Мы разошлись, чтоб подумать о жизни в дальнейшем, длить отношения не хотела ты. Вдруг ты вчера решила, что отношения быть со мной могут, почему же мы не вчера поехали, а едем через 3 недели? Потому что мне нельзя? Этой мысли мне не должно и являться, иначе мое сидение становится не добровольным, а заточением, с чем я ни на секунду не хочу согласиться.
Я никогда не смогу быть создателем отношений, если я по мановению твоего пальчика сажусь дома реветь два месяца, а по мановению другого срываюсь даже не зная что думаешь и, бросив все, мчусь. <…>
Я буду делать только то, что вытекает и из моего желания.
Я еду в Питер.
Еду потому что два месяца был занят работой, устал, хочу отдохнуть и развеселиться.
Неожиданной радостью было то, что это совпадает с желанием проехаться ужасно нравящейся мне женщины.
Несмотря на то что Маяковский пытается выдать решение Лили за собственное, он боится верить, что поездка означит возобновление отношений с женщиной, которой “быстро все надоедает”. Он снова колеблется между надеждой, что все вернется, пусть даже с новыми правилами, – и подозрением, что поездка не состоится, что Лили уже передумала и просто не хочет сообщить ему об этом. В самые мрачные моменты Маяковскому даже кажется, что она собирается устроить ему настоящую “казнь” – пошлет его к “черту” при встрече 28-го. Лили же уверяет, что не планирует ничего подобного. “Волосик, детик, щеник, я хочу поехать с тобой в Петербург 28-го. Не жди ничего плохого! Я верю, что будет хорошо. Обнимаю и целую тебя крепко. Твоя Лиля”.

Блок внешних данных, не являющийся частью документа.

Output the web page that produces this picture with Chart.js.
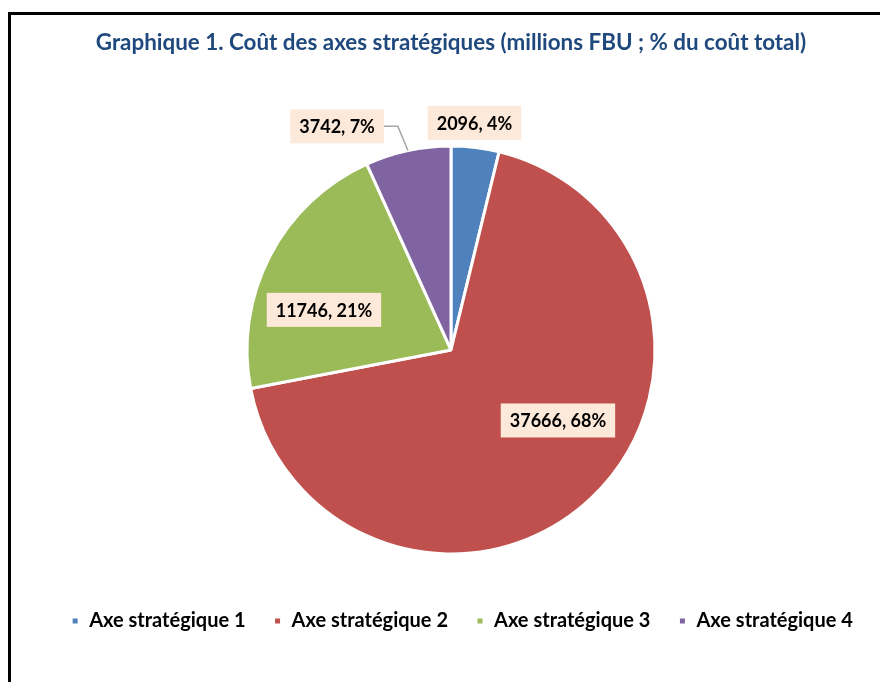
<!DOCTYPE html>
<html>
<head>
<meta charset="utf-8">
<script src="https://cdn.jsdelivr.net/npm/chart.js@4.4.0/dist/chart.umd.min.js"></script>
<style>
  html, body { margin: 0; padding: 0; background: #fff; }
  #wrap { position: relative; width: 880px; height: 682px; overflow: hidden; }
  #frame { position: absolute; left: 8px; top: 12px; width: 900px; height: 700px; border: 3px solid #000; }
  #c { position: absolute; left: 0; top: 0; }
</style>
</head>
<body>
<div id="wrap">
  <div id="frame"></div>
  <canvas id="c" width="880" height="682"></canvas>
</div>
<script>
// Données du graphique
const categories = ['Axe stratégique 1', 'Axe stratégique 2', 'Axe stratégique 3', 'Axe stratégique 4'];
const couts = [2096, 37666, 11746, 3742];
const couleurs = ['#4F81BD', '#C0504D', '#9BBB59', '#8064A2'];

// Position des étiquettes (angle en degrés depuis le haut, rayon relatif)
const labelAngles = [5.9, 123.4, -72.5, -27];
const labelRadii = [1.119, 0.628, 0.653, 1.23];

const total = couts.reduce((a, b) => a + b, 0);

// Plugin pour dessiner les étiquettes avec fond
const etiquettes = {
  id: 'etiquettes',
  afterLayout(chart) {
    // décaler un peu la légende vers la droite, comme dans l'original
    chart.legend.left += 11;
    chart.legend.right += 11;
  },
  afterDatasetsDraw(chart) {
    const ctx = chart.ctx;
    const arcs = chart.getDatasetMeta(0).data;
    ctx.save();
    ctx.font = 'bold 18px Lato';
    ctx.textAlign = 'center';
    ctx.textBaseline = 'middle';
    arcs.forEach((arc, i) => {
      const R = arc.outerRadius;
      const a = labelAngles[i] * Math.PI / 180;
      const cx = arc.x + R * labelRadii[i] * Math.sin(a);
      const cy = arc.y - R * labelRadii[i] * Math.cos(a);
      const txt = couts[i] + ', ' + Math.round(couts[i] / total * 100) + '%';
      const w = ctx.measureText(txt).width + 18;
      const h = 34;

      // ligne de rappel pour les étiquettes déplacées
      if (labelRadii[i] > 1.2) {
        const mid = (arc.startAngle + arc.endAngle) / 2;
        const px = arc.x + R * Math.cos(mid);
        const py = arc.y + R * Math.sin(mid);
        ctx.strokeStyle = '#A6A6A6';
        ctx.lineWidth = 1.5;
        ctx.beginPath();
        ctx.moveTo(cx + w / 2, cy);
        ctx.lineTo(cx + w / 2 + 14, cy);
        ctx.lineTo(px, py);
        ctx.stroke();
      }

      ctx.fillStyle = '#FDE9D9';
      ctx.fillRect(cx - w / 2, cy - h / 2, w, h);
      ctx.fillStyle = '#000';
      ctx.fillText(txt, cx, cy + 1);
    });
    ctx.restore();
  }
};

new Chart(document.getElementById('c'), {
  type: 'pie',
  data: {
    labels: categories,
    datasets: [{
      data: couts,
      backgroundColor: couleurs,
      borderColor: '#fff',
      borderWidth: 3
    }]
  },
  options: {
    responsive: false,
    animation: false,
    radius: 204,
    layout: { padding: { left: 22, right: 0, top: 0, bottom: 41 } },
    plugins: {
      title: {
        display: true,
        text: 'Graphique 1. Coût des axes stratégiques (millions FBU ; % du coût total)',
        color: '#1F497D',
        font: { family: 'Lato', size: 22.4, weight: 'bold' },
        padding: { top: 29, bottom: 61 }
      },
      legend: {
        position: 'bottom',
        labels: {
          color: '#000',
          font: { family: 'Lato', size: 20, weight: 'bold' },
          boxWidth: 8,
          boxHeight: 8,
          padding: 28
        }
      },
      tooltip: { enabled: false }
    }
  },
  plugins: [etiquettes]
});
</script>
</body>
</html>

Записка от 28 февраля с цитатой из “Варшавянки”.
Чем меньше времени остается до встречи, тем сильнее нервничает Маяковский. Узнав, что поезд уходит через шесть часов после окончания срока, в восемь вечера, он впадает в отчаяние: “Подумай только, после двухмесячного путешествия подъезжать две недели и еще ждать у семафора полдня!”
Наконец 28-е наступает, Маяковский забирает билеты и посылает их Лили со словами: “Дорогой Детик. Шлю билет. Поезд идет ровно в 8 ч. Встретимся в вагоне”. Позднее в этот же день Лили получает еще одну записку с цитатой из “Варшавянки”:
Вместо подписи – изображение радостно лающего щенка, и время указано до минуты: “3 ч.1 м. 28/II 23 г.”.
“Если [Володя] увидит, что овчинка стоит выделки, то через два месяца я опять приму его, – писала Лили Эльзе 6 февраля. – Если же – нет, то Бог с ним!” И далее: “Прошло уже больше месяца: он днем и ночью ходит под окнами, нигде не бывает и написал лирическую поэму в 1300 строк!! Значит – на пользу!”
Слова Лили циничны, но не настолько, как может показаться. Устав от Маяковского – ревнивого поклонника, она одновременно знала, что только она может заставить его писать не агитстихи, а нечто иное. Если она не могла любить Маяковского как мужчину, она искренне любила его как поэта. В этом было ее исключительное значение, если не сказать миссия: пробуждать его лирический талант или – словами самого Маяковского – “сердца выстывший мотор”. “Мы ехали на извозчике, – вспоминала Рита, которая провожала Лили до вокзала, – было холодно, ветрено, но Лиля вдруг сняла шапочку, я сказала: «Киса, вы простудитесь», и она снова нахлобучила шапку, и видно было, как она волнуется”. Доехав до вокзала, они издалека увидели на перроне Маяковского. Лили поцеловала на прощание Риту. “Уходя, я обернулась и увидела, как Лиля идет к вагону, а Маяковский стоит на площадке, не двигаясь, окаменев…”
Как только поезд тронулся, Маяковский, прислонившись к двери купе, начал читать Лили свою поэму. “Прочел и облегченно расплакался”, – вспоминала она. Это была поэма “Про это”, возможно, лучшее лирическое произведение Маяковского.